As the week draws to a close, I'm ready to roundup the music that has occupied my head space for the past several days. Though it was another slow week for new music, the bulk of this week's list is made up of 2015 releases. I've been taking a few chances on things I know nothing about and catching up on new releases of bands that I've been following for quite some time. Also included are a few albums that I've owned for years and years. I'm still working my way slowly through the albums that I unearthed during my move towards the end of last year, and will continue to share those on weeks like this. Mostly rock music on here, so I hope you're in the mood. Enjoy.
Alamo Race Track - Hawks: Out this past week is the fourth album from the Amsterdam indie band, and their first 2011. Their first two albums from the early half of the last decade are phenomenal and when I saw this, needless to say I was eager to give it a listen. They have an interesting way of combining dark folk with the airiness of pop that makes their music compelling. They sort of sound the way some singer songwriters would sound if they melted their music with the creativity of a band. The Figurines are a band that comes to mind that have a similar energy. This is a delightful record, with just the right amount of weirdness. Easily their best since 2006's Black Cat John Brown. "Erase the Wires," "All Engines," "Young Spruce and Wires," and the title track are among my favorites.
Dopethrone - Hochelaga: Due out in April is the fourth album from the Montreal sludge metal band presumably named after Electric Wizard's landmark album. It would make sense, given that the grooves on here have the same intensity and darkness of Electric Wizard's recent work. This is an exceptional dose of sludge, played to perfection. Perhaps the best stoner sludge album I've heard in almost a year, and one that will quickly lead me to their past output. It has a wonderful horror vibe that fits with my current writing project and I've been truly digging it this week. "Dry Hitter," "Vagabong," and "Sludgekicker" are standout tracks.
The Black Light Social Hour - Space is Still the Place: The second album from the Austin band is a wonderful combination of psychedelic blues and stoner rock. Over the past few years, I've heard a lot of bands that try to walk a similar line and for one reason or another it always seems to falter somewhere along the way. This album is the closest I've heard to getting the delicate spacey blues balance just right. Still not perfect, at times it's a little more uptempo for the style in my opinion, but regardless it's a quality bluesy album that feels a little like a heavier version of "Division Bell" era Pink Floyd. "Slipstream," "Sweet Madeline," and "Ouroboros" are standout tracks.
Babybird - Rehearsal Tapes: This live album was released last month, and it's the first official release from the UK indie pop band in four years. In the late '90s, they emerged at the tail end of BritPop, blending the genre with indietronic. These performances are toned down, and more emotional than the music of theirs that I'm familiar with. Perhaps not essential, but this is a quality indie album from a band that is still more interesting than most others. A little quiet, a little rough, and all around enjoyable. "Man in a Tight Vest," and "Too Handsome to be Homeless" are my favorite tracks.

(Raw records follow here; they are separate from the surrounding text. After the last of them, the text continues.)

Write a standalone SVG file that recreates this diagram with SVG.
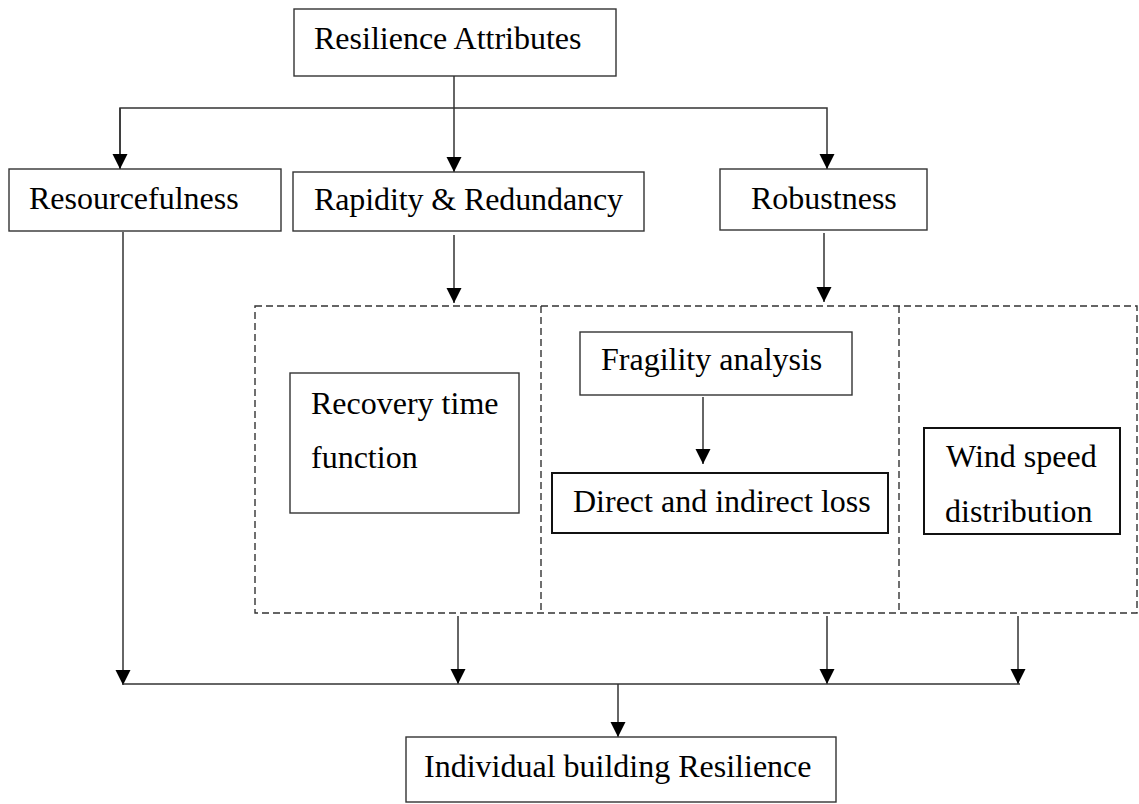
<svg xmlns="http://www.w3.org/2000/svg" width="1139" height="804" viewBox="0 0 1139 804">
<style>
.box{fill:#fff;stroke:#333;stroke-width:1.4}
.thick{fill:#fff;stroke:#111;stroke-width:2}
.dash{fill:none;stroke:#333;stroke-width:1.4;stroke-dasharray:7 4}
.ln{fill:none;stroke:#333;stroke-width:1.5}
text{font-family:"Liberation Serif","Times New Roman",serif;font-size:32px;fill:#000}
</style>
<defs>
<marker id="ah" markerUnits="userSpaceOnUse" markerWidth="16" markerHeight="16" refX="15" refY="7.5" orient="auto">
<path d="M0,0 L15,7.5 L0,15 z" fill="#000"/>
</marker>
</defs>
<rect width="1139" height="804" fill="#fff"/>
<g id="dashed-frame">
<rect class="dash" x="255" y="306" width="882" height="307"/>
<line class="dash" x1="541" y1="306" x2="541" y2="613"/>
<line class="dash" x1="899" y1="306" x2="899" y2="613"/>
</g>
<g id="connectors">
<line class="ln" x1="454" y1="76" x2="454" y2="172" marker-end="url(#ah)"/>
<polyline class="ln" points="120,169 120,108 827,108 827,169" marker-end="url(#ah)"/>
<line class="ln" x1="120" y1="108" x2="120" y2="169" marker-end="url(#ah)"/>
<line class="ln" x1="123" y1="232" x2="123" y2="685" marker-end="url(#ah)"/>
<line class="ln" x1="454" y1="235" x2="454" y2="303" marker-end="url(#ah)"/>
<line class="ln" x1="824" y1="233" x2="824" y2="302" marker-end="url(#ah)"/>
<line class="ln" x1="703" y1="397" x2="703" y2="464" marker-end="url(#ah)"/>
<line class="ln" x1="458" y1="616" x2="458" y2="684" marker-end="url(#ah)"/>
<line class="ln" x1="827" y1="616" x2="827" y2="684" marker-end="url(#ah)"/>
<line class="ln" x1="1018" y1="616" x2="1018" y2="684" marker-end="url(#ah)"/>
<line class="ln" x1="123" y1="684" x2="1020" y2="684"/>
<line class="ln" x1="618" y1="684" x2="618" y2="737" marker-end="url(#ah)"/>
</g>
<g id="resilience-attributes">
<rect class="box" x="294" y="9" width="322" height="67"/>
<text x="314" y="49">Resilience Attributes</text>
</g>
<g id="resourcefulness">
<rect class="box" x="9" y="169" width="272" height="62"/>
<text x="29" y="209">Resourcefulness</text>
</g>
<g id="rapidity-redundancy">
<rect class="box" x="293" y="172" width="351" height="59"/>
<text x="314" y="210" textLength="309" lengthAdjust="spacing">Rapidity &amp; Redundancy</text>
</g>
<g id="robustness">
<rect class="box" x="720" y="169" width="207" height="61"/>
<text x="751" y="209">Robustness</text>
</g>
<g id="recovery-time">
<rect class="box" x="290" y="373" width="229" height="140"/>
<text x="311" y="414">Recovery time</text>
<text x="311" y="468">function</text>
</g>
<g id="fragility-analysis">
<rect class="box" x="580" y="332" width="272" height="63"/>
<text x="601" y="370">Fragility analysis</text>
</g>
<g id="direct-indirect-loss">
<rect class="thick" x="552" y="473" width="336" height="60"/>
<text x="573" y="512">Direct and indirect loss</text>
</g>
<g id="wind-speed">
<rect class="thick" x="924" y="428" width="196" height="106"/>
<text x="946" y="467">Wind speed</text>
<text x="945" y="522">distribution</text>
</g>
<g id="individual-building-resilience">
<rect class="box" x="406" y="737" width="430" height="65"/>
<text x="424" y="777">Individual building Resilience</text>
</g>
</svg>
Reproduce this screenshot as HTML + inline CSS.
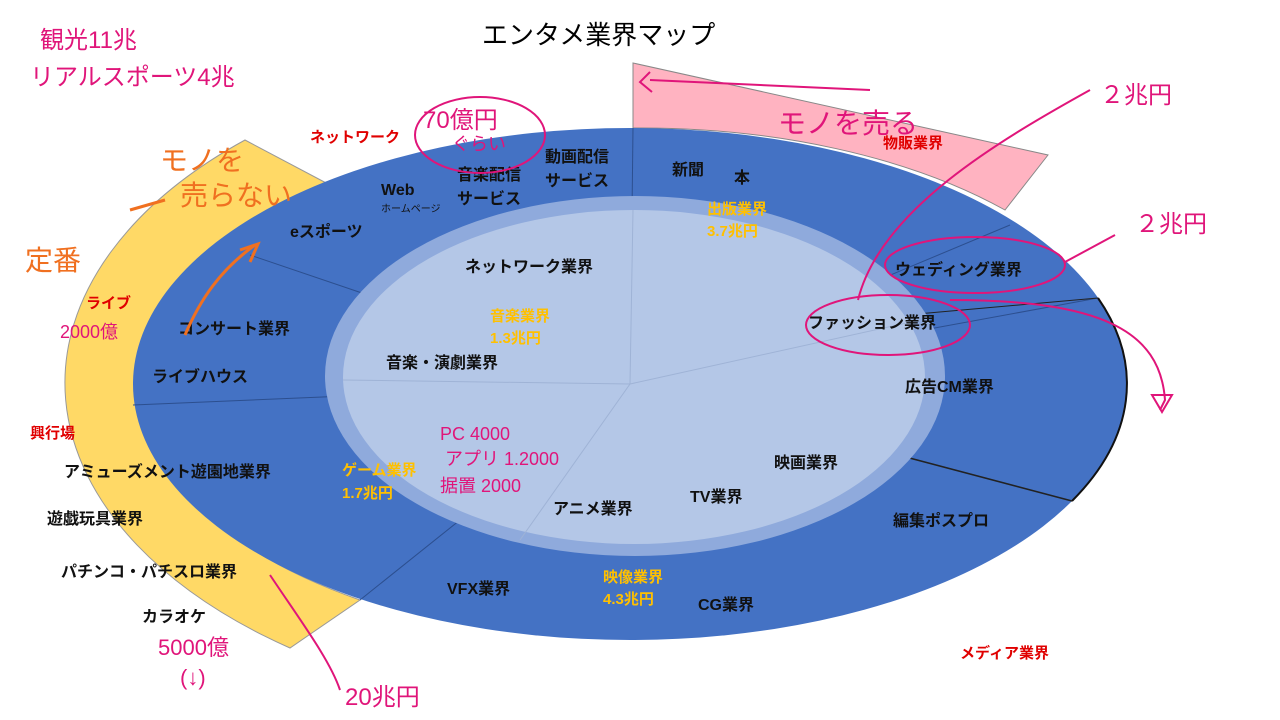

Drop City - A Revolution of Purely Private Expectations: The 1994 debut from the Australian psychedelic band is the latest in my rediscovery project. About ten years ago, I tracked down this hard-to-find import CD and recently listened to it again for the first time in more than half a decade. This is probably the closest band to Spiritualized in terms of combining Brit-Pop and psychedelic into an uptempo shoegaze haze. Part Ride, part early 90's American indie in the spirit of bands like Hum and Drop Nineteens, this is a curious lost record that will surprise some people who find themselves nostalgic for that era. "Inertia," "Kill the Day,"and "Worlds Apart" are my personal favorites.
Yeah Yeah Yeahs - Is Is: Another revisit, this is one of those rare, true EPs, one that comes between albums and contains songs that are never featured again on other releases. Released in 2007, after their fantastic first two albums, I've had this CD since it came out and recently went back it. In some ways, this marks the peak of their career. I've never loved anything of theirs that has come after this, yet these five songs are damn near perfect. Definitely a must for fans that may have skipped an EP along the way.